New data from the FBI reveals that residents of Michigan, or Michiganders, lost an astonishing $126,330,606 to cryptocurrency scams in 2024. This figure represents a significant increase of about 63% compared to the $79,894,360 lost in 2023. The agency collected and examined all reported cryptocurrency complaints throughout the year, highlighting a worrying trend in fraudulent activity.
Nationally, there were almost 149,686 complaints regarding cryptocurrency fraud in 2024, more than double the figure from the previous year, which stood at roughly 69,000. Interestingly, even though the reported cryptocurrency scams only constituted around 17% of all fraud complaints, they accounted for a staggering 60% of total financial losses across the board during the year.
In total, more than $9.3 billion was lost nationwide to cryptocurrency scams in 2024—a 66% hike from losses in 2023. Authorities suspect that the actual numbers could be even higher, as many incidents may go unreported. Michigan’s placement was notable; it ranked 17th in the country for the number of cryptocurrency-related complaints with 3,009, which is more than double the count from 2023.
Monetarily, Michigan ranked 18th in terms of financial losses, contributing the substantial amount of $126,330,606 to the national total.

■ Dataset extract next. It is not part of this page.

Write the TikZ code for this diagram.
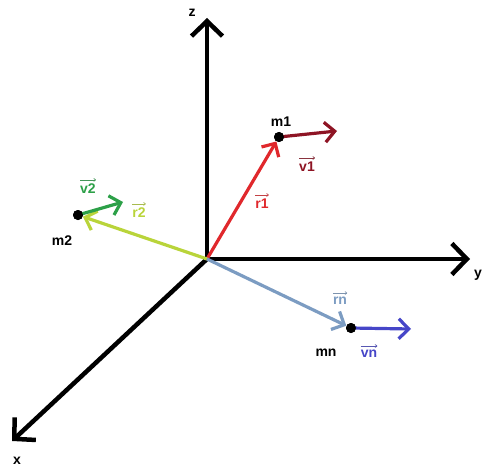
\documentclass[tikz,border=0pt]{standalone}
\usepackage{fontspec}
\setmainfont{Liberation Sans}
\usetikzlibrary{arrows.meta}
\definecolor{rone}{HTML}{E0282C}
\definecolor{vone}{HTML}{8E1424}
\definecolor{rtwo}{HTML}{B9D43A}
\definecolor{vtwo}{HTML}{2CA048}
\definecolor{rnc}{HTML}{7C9CC2}
\definecolor{vnc}{HTML}{4646C8}
\tikzset{
  axis/.style={line width=4.5pt,-{Straight Barb[length=15pt,width=31pt,line width=4.5pt]}},
  vecarrow/.style={line width=3.2pt,-{Straight Barb[length=10pt,width=20pt,line width=3.2pt]}},
  lbl/.style={font=\bfseries\fontsize{14}{15}\selectfont,inner sep=0pt},
  vlbl/.style={font=\bfseries\fontsize{14}{15}\selectfont,inner sep=0pt},
  overarrow/.style={line width=0.7pt,-{To[length=2.5pt,width=3.5pt]}},
  dot/.style={circle,fill=black,inner sep=0pt,minimum size=10pt}
}
\begin{document}
\begin{tikzpicture}[x=1pt,y=-1pt]
\useasboundingbox (0,0) rectangle (482,468);
\coordinate (O) at (207,259);
\coordinate (zt) at (207,18);
\coordinate (yt) at (470,259);
\coordinate (xt) at (12,441);
\draw[axis] (O) -- (zt);
\draw[axis] (O) -- (yt);
\draw[axis] (O) -- (xt);
\node[lbl] (zl) at (192,13) {z};
\node[lbl] (yl) at (478,275) {y};
\node[lbl] (xl) at (17,461) {x};
% masses
\node[dot] (m1) at (279,137) {};
\node[dot] (m2) at (78,215) {};
\node[dot] (mn) at (351,328) {};
\coordinate (v1t) at (337,131);
\coordinate (v2t) at (123,202);
\coordinate (vnt) at (411,329);
% position vectors
\draw[vecarrow,rone] (O) -- (m1);
\draw[vecarrow,rtwo] (O) -- (m2);
\draw[vecarrow,rnc] (O) -- (mn);
% velocity vectors
\draw[vecarrow,vone] (m1.center) -- (v1t);
\draw[vecarrow,vtwo] (m2.center) -- (v2t);
\draw[vecarrow,vnc] (mn.center) -- (vnt);
\node[dot] at (m1) {};
\node[dot] at (m2) {};
\node[dot] at (mn) {};
% labels
\node[lbl] (m1l) at (281,122) {m1};
\node[lbl] (m2l) at (62,241) {m2};
\node[lbl] (mnl) at (326,353) {mn};
\node[vlbl,text=rone] (r1l) at (262,204) {r1};
\node[vlbl,text=vone] (v1l) at (307,167) {v1};
\node[vlbl,text=vtwo] (v2l) at (88,189) {v2};
\node[vlbl,text=rtwo] (r2l) at (139,213) {r2};
\node[vlbl,text=rnc] (rnl) at (340,301) {rn};
\node[vlbl,text=vnc] (vnl) at (369,354) {vn};
\foreach \n/\c in {r1l/rone,v1l/vone,v2l/vtwo,r2l/rtwo,rnl/rnc,vnl/vnc}{
  \draw[overarrow,\c!70!gray] ([yshift=4pt]\n.north west) -- ([yshift=4pt]\n.north east);
}
\end{tikzpicture}
\end{document}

To put things in perspective, California, Texas, and Florida collectively incurred nearly $3 billion in cryptocurrency losses in 2024, taking the top spots for both complaints and financial damages.
So, why do scammers favour cryptocurrencies? The report indicates that criminals are drawn to the decentralized nature of these digital assets. This characteristic does away with traditional financial intermediaries, paving the way for secure, fast, and irreversible transactions. Transactions can be executed anywhere with a simple internet connection and a private key.
Although these transactions are permanently recorded on public blockchains, tracking the flow of cryptocurrency becomes complicated, especially once it’s moved to foreign exchanges in areas with lax regulations against money laundering. This presents significant challenges for authorities trying to combat fraud in the digital currency space.